Will Elon Musk kill Substack?
The fragmentation of the internet gets a push.
This Thursday evening, I was surprised to find that links to my blog no longer worked on Twitter — they could be quote-tweeted, but not retweeted, liked, or replied to. A quick investigation found that it wasn’t just me; any link with a “.substack.com” domain name was blocked. For a while, a link shortener could be used to get around the block, but on Friday, shortened links started being diverted to a warning message; though people can still click through, most probably won’t. Links to substacks with independent domains — e.g. slowboring.com — can still be posted as normal for now, though it’s unclear if these will eventually be blocked. (FYI, I’ve been intending to switch this blog to my own independent domain for a while, so this will prompt me to get off my butt and do that.)
(Update: Substack links appear to be working on Twitter again, but the link previews have been disabled.)
Why did Twitter cut off Substack? The reason is that Substack launched its own product, Notes, that is basically a Twitter clone. Elon Musk has a history of banning links to Twitter competitors — he banned links to Mastodon, Facebook, and Instagram last December, before being eventually persuaded to relent. Hopefully the Substack attack will be a similar case, and harmony between the internet’s main platform for short-form commentary and its main platform for long-form commentary will once again coexist in harmony. Or maybe not; only Elon himself can say when he feels he has sufficiently deterred a threat and can once again afford to be magnanimous.
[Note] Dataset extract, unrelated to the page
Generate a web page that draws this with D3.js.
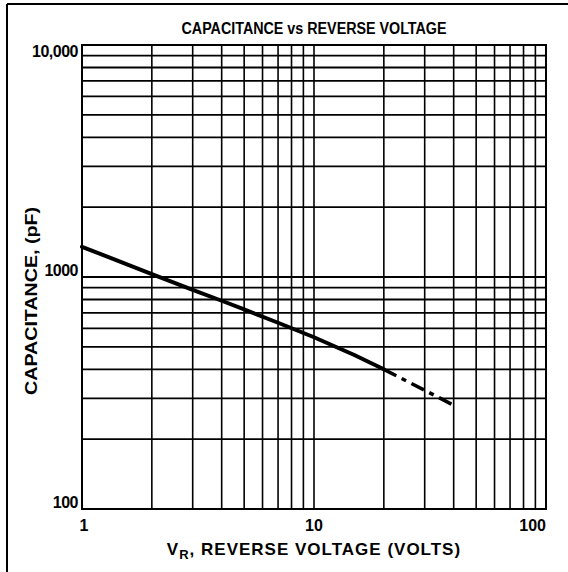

In the meantime, Matt Taibbi, a top Substack writer who took the lead on Elon’s “Twitter Files” expose, had this to say:
When I asked [Elon] how I was supposed to market my work, I was given the option of posting my articles on Twitter instead of Substack.
Not much suspense there; I’m staying at Substack. You’ve all been great to me, as has the management of this company. Beginning early next week I’ll be using the new Substack Notes feature (to which you’ll all have access) instead of Twitter, a decision that apparently will come with a price as far as any future Twitter Files reports are concerned. It was absolutely worth it and I’ll always be grateful to those who gave me the chance to work on that story, but man is this a crazy planet.
Anyway, the big question is now whether Twitter — the bigger, more established platform — can essentially destroy Substack by cutting it off from the internet’s “town square”. It’s really a test of whether the internet can return to a fragmented form, or whether it will inevitably remain dominated by a few walled garden mega-platforms.